Pokir pada dasarnya adalah usulan dari anggota DPRD secara personal berdasarkan aspirasi yang mereka peroleh pada saat melakukan reses.
Berdasarkan informasi yang diperoleh, dalam format APBD TA 2025 terdapat kurang lebih Rp.40 M Pokir anggota DPRD dalam bentuk paket – paket kecil yang tersebar pada 3 OPD Tekhnis, yakni Dinas Perumahan, Kawasan Pemukiman dan Pertanahan (Perkimtan) sebesar Rp.13,5 M, Dinas Bina Marga, Cipta Karya dan Tata Ruang (DBMCKTR) sebesar Rp.10,6 M, dan Dinas Pertanian, Tanaman Pangan dan Holtikultura (DPTPH) sebesar Rp.15,8 M.
Jumlah yang tersebut di atas belum termasuk pada sejumlah Paket Besar dan dari OPD Tekhnis lainnya.
Dominasi Pokir DPRD dalam APBD dinilai sangat merugikan OPD karena selain anggarannya tidak sebanding dengan biaya operasional OPD juga sebagian besar tidak memberi dampak signifikan terhadap kinerja.
” Bayangkan kalau Pokir 1 orang anggota DPRD misalnya 3 M, sementara anggaran OPD untuk seluruh pegawainya termasuk gaji hanya 1 M, inikan tidak adil, “,ungkap Andi Akbar Napoleon, Ketua Laskar Arung Palakka (LAP) Bone, Rabu (15/1/25).
Menurut dia, akibat dari membengkaknya Pokir DPRD, pengelolaan anggaran menjadi tidak efektif, karena sebagian besar Pokir tersebut tidak sejalan dengan target kinerja OPD.
” Coba bayangkan, uang besar yang seharusnya bisa memenuhi kegiatan besar, tapi dipecah – pecah akhirnya tidak memberi dampak terhadap kinerja OPD yang bersangkutan “,tuturnya.
” Contoh pada DBMCKTR, seharusnya kan kinerjanya pengaspalan jalan Kabupaten, tapi anggaran milyaran dipecah – pecah menjadi Paving Blok, kan tidak efektif. Jalan besar yang berlubang – lubang, malah dikerja lorong – lorong “,tuturnya lagi.

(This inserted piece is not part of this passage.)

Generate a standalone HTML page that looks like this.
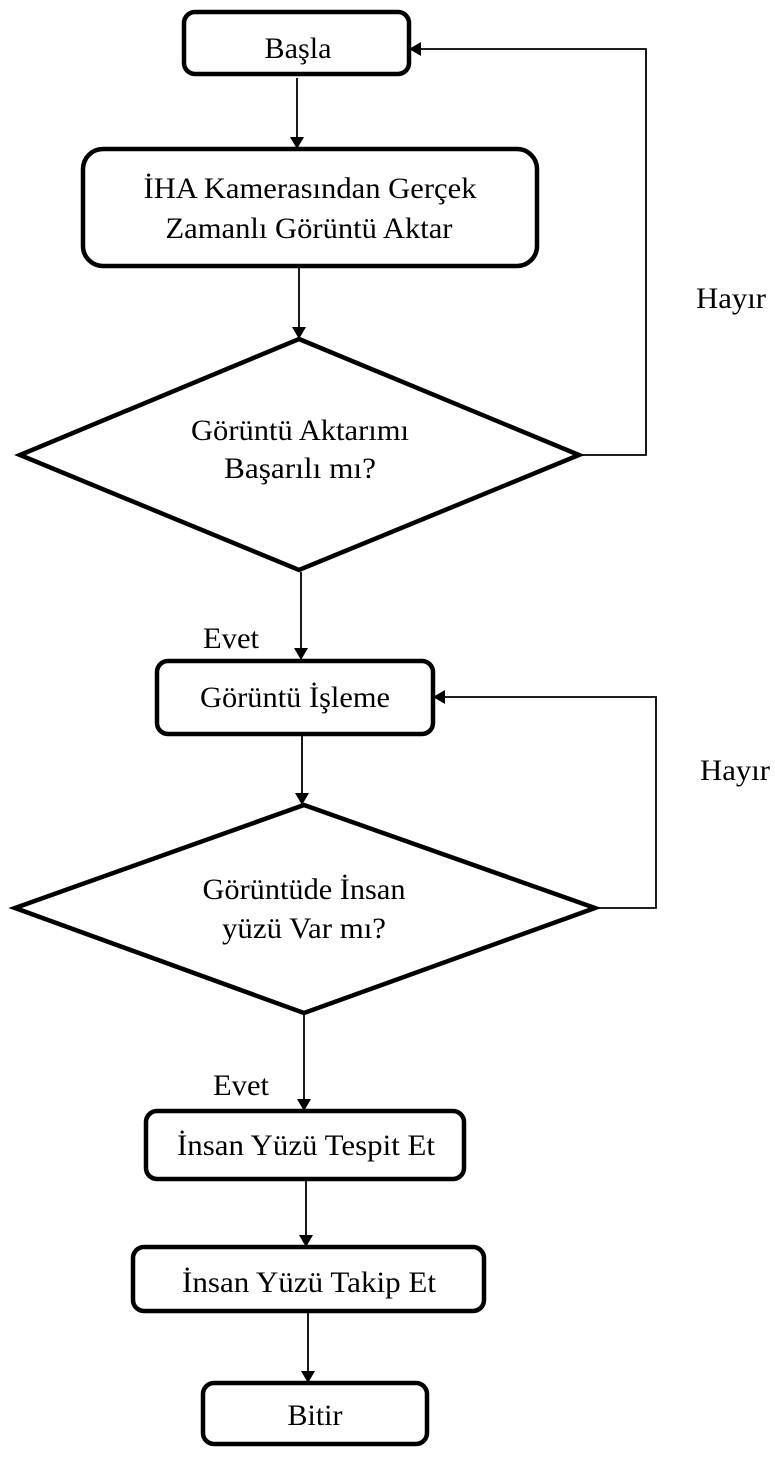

Dia malah mencurigai jika Pokir DPRD tersebut menjadi sarana praktek kolusi bagi anggota DPRD untuk mendapatkan keuntungan pribadi dari setiap kegiatan proyek yang mereka klaim sebagai Pokirnya.
” Pokir itu diklaim sehingga mengintervensi OPD dalam pelaksanaannya. Pelaksana proyek seharusnya ditentukan oleh PPK, tapi karena intervensi itu, sehingga rekanannya ditentukan oleh anggota DPRD sendiri, “bebernya.
Berdasarkan indikasi tersebut lanjutnya, melalui lembaga LAP Bone pihaknya telah melayangkan laporan ke pihak Kejaksaan Tinggi (Kejati) Sulsel untuk ditelusuri.
” Laporannya sudah kita sampaikan, kita tunggu tindakan dari pihak Kejati sembari kita mencari bukti – bukti tambahan “,pungkasnya.
Kepala Bappeda Bone, Ade Fariq Ashar yang dikonfirmasi masih belum memberi jawaban.